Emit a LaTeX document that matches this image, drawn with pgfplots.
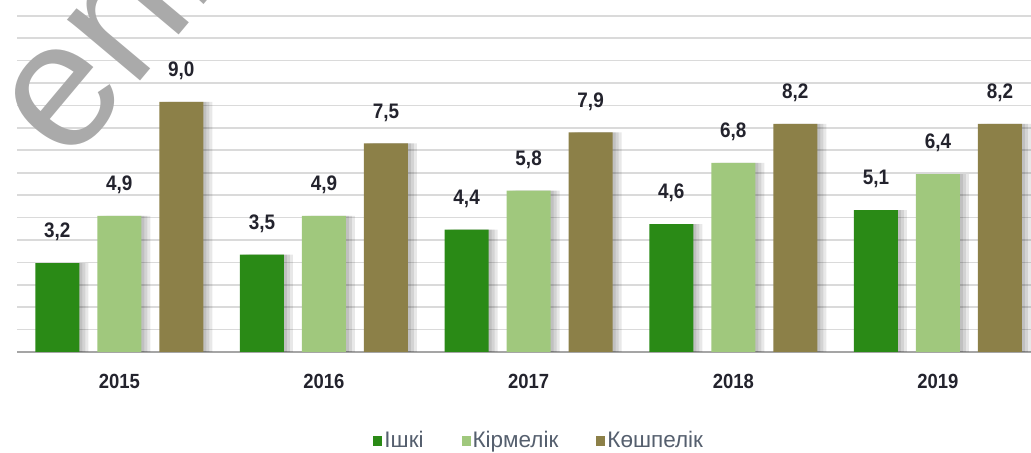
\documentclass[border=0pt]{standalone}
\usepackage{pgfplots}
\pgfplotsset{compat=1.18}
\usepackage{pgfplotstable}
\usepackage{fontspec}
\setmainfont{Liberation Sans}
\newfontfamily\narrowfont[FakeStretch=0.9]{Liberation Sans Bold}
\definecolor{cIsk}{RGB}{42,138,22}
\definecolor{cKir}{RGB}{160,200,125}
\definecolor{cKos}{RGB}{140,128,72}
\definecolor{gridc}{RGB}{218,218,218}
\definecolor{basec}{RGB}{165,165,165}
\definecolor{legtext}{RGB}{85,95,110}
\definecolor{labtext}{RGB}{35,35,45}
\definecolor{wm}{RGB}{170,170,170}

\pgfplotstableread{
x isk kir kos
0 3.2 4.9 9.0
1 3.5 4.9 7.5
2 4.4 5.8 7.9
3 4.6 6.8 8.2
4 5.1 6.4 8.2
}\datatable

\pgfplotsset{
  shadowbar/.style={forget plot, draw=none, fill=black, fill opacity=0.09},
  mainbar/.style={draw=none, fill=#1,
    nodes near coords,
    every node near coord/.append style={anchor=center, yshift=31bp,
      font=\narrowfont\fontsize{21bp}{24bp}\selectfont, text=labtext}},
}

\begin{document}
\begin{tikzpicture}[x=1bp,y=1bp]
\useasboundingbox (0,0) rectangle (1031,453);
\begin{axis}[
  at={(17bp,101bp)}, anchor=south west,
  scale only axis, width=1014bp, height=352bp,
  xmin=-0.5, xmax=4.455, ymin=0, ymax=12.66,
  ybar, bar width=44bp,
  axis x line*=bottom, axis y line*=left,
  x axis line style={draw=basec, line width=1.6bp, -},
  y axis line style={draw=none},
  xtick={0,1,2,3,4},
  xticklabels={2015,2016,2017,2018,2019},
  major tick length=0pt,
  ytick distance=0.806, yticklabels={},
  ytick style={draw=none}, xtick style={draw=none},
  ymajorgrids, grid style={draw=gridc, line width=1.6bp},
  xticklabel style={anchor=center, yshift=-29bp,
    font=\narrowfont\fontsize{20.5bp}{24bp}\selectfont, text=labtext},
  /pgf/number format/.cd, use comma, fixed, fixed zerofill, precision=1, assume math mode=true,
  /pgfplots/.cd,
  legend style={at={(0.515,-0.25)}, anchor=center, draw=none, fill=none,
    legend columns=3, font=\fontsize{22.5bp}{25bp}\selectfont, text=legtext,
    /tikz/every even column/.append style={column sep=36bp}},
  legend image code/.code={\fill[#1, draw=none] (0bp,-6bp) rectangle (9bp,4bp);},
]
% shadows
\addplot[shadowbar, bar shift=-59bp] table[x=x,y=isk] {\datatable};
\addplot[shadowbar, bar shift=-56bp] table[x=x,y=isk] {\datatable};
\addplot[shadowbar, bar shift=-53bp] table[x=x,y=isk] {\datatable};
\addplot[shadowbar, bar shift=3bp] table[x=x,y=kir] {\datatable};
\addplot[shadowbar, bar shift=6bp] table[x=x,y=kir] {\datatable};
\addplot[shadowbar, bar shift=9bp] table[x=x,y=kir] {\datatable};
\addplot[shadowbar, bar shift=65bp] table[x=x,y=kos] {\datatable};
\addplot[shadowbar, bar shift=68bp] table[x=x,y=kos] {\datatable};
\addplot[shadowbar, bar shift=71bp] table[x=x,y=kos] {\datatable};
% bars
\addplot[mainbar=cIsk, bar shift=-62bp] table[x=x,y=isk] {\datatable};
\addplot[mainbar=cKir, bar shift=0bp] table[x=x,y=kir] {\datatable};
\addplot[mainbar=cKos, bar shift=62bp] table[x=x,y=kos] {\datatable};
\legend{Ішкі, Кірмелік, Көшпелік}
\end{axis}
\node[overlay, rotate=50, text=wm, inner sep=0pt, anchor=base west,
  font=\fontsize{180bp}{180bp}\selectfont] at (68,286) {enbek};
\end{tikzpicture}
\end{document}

The problem.
Repeat the material above verbatim. Leave the pictures behind.

The answer.
Emit a LaTeX document that matches this image, drawn with pgfplots.
\documentclass[border=0pt]{standalone}
\usepackage{pgfplots}
\pgfplotsset{compat=1.18}
\usepackage{pgfplotstable}
\usepackage{fontspec}
\setmainfont{Liberation Sans}
\newfontfamily\narrowfont[FakeStretch=0.9]{Liberation Sans Bold}
\definecolor{cIsk}{RGB}{42,138,22}
\definecolor{cKir}{RGB}{160,200,125}
\definecolor{cKos}{RGB}{140,128,72}
\definecolor{gridc}{RGB}{218,218,218}
\definecolor{basec}{RGB}{165,165,165}
\definecolor{legtext}{RGB}{85,95,110}
\definecolor{labtext}{RGB}{35,35,45}
\definecolor{wm}{RGB}{170,170,170}

\pgfplotstableread{
x isk kir kos
0 3.2 4.9 9.0
1 3.5 4.9 7.5
2 4.4 5.8 7.9
3 4.6 6.8 8.2
4 5.1 6.4 8.2
}\datatable

\pgfplotsset{
  shadowbar/.style={forget plot, draw=none, fill=black, fill opacity=0.09},
  mainbar/.style={draw=none, fill=#1,
    nodes near coords,
    every node near coord/.append style={anchor=center, yshift=31bp,
      font=\narrowfont\fontsize{21bp}{24bp}\selectfont, text=labtext}},
}

\begin{document}
\begin{tikzpicture}[x=1bp,y=1bp]
\useasboundingbox (0,0) rectangle (1031,453);
\begin{axis}[
  at={(17bp,101bp)}, anchor=south west,
  scale only axis, width=1014bp, height=352bp,
  xmin=-0.5, xmax=4.455, ymin=0, ymax=12.66,
  ybar, bar width=44bp,
  axis x line*=bottom, axis y line*=left,
  x axis line style={draw=basec, line width=1.6bp, -},
  y axis line style={draw=none},
  xtick={0,1,2,3,4},
  xticklabels={2015,2016,2017,2018,2019},
  major tick length=0pt,
  ytick distance=0.806, yticklabels={},
  ytick style={draw=none}, xtick style={draw=none},
  ymajorgrids, grid style={draw=gridc, line width=1.6bp},
  xticklabel style={anchor=center, yshift=-29bp,
    font=\narrowfont\fontsize{20.5bp}{24bp}\selectfont, text=labtext},
  /pgf/number format/.cd, use comma, fixed, fixed zerofill, precision=1, assume math mode=true,
  /pgfplots/.cd,
  legend style={at={(0.515,-0.25)}, anchor=center, draw=none, fill=none,
    legend columns=3, font=\fontsize{22.5bp}{25bp}\selectfont, text=legtext,
    /tikz/every even column/.append style={column sep=36bp}},
  legend image code/.code={\fill[#1, draw=none] (0bp,-6bp) rectangle (9bp,4bp);},
]
% shadows
\addplot[shadowbar, bar shift=-59bp] table[x=x,y=isk] {\datatable};
\addplot[shadowbar, bar shift=-56bp] table[x=x,y=isk] {\datatable};
\addplot[shadowbar, bar shift=-53bp] table[x=x,y=isk] {\datatable};
\addplot[shadowbar, bar shift=3bp] table[x=x,y=kir] {\datatable};
\addplot[shadowbar, bar shift=6bp] table[x=x,y=kir] {\datatable};
\addplot[shadowbar, bar shift=9bp] table[x=x,y=kir] {\datatable};
\addplot[shadowbar, bar shift=65bp] table[x=x,y=kos] {\datatable};
\addplot[shadowbar, bar shift=68bp] table[x=x,y=kos] {\datatable};
\addplot[shadowbar, bar shift=71bp] table[x=x,y=kos] {\datatable};
% bars
\addplot[mainbar=cIsk, bar shift=-62bp] table[x=x,y=isk] {\datatable};
\addplot[mainbar=cKir, bar shift=0bp] table[x=x,y=kir] {\datatable};
\addplot[mainbar=cKos, bar shift=62bp] table[x=x,y=kos] {\datatable};
\legend{Ішкі, Кірмелік, Көшпелік}
\end{axis}
\node[overlay, rotate=50, text=wm, inner sep=0pt, anchor=base west,
  font=\fontsize{180bp}{180bp}\selectfont] at (68,286) {enbek};
\end{tikzpicture}
\end{document}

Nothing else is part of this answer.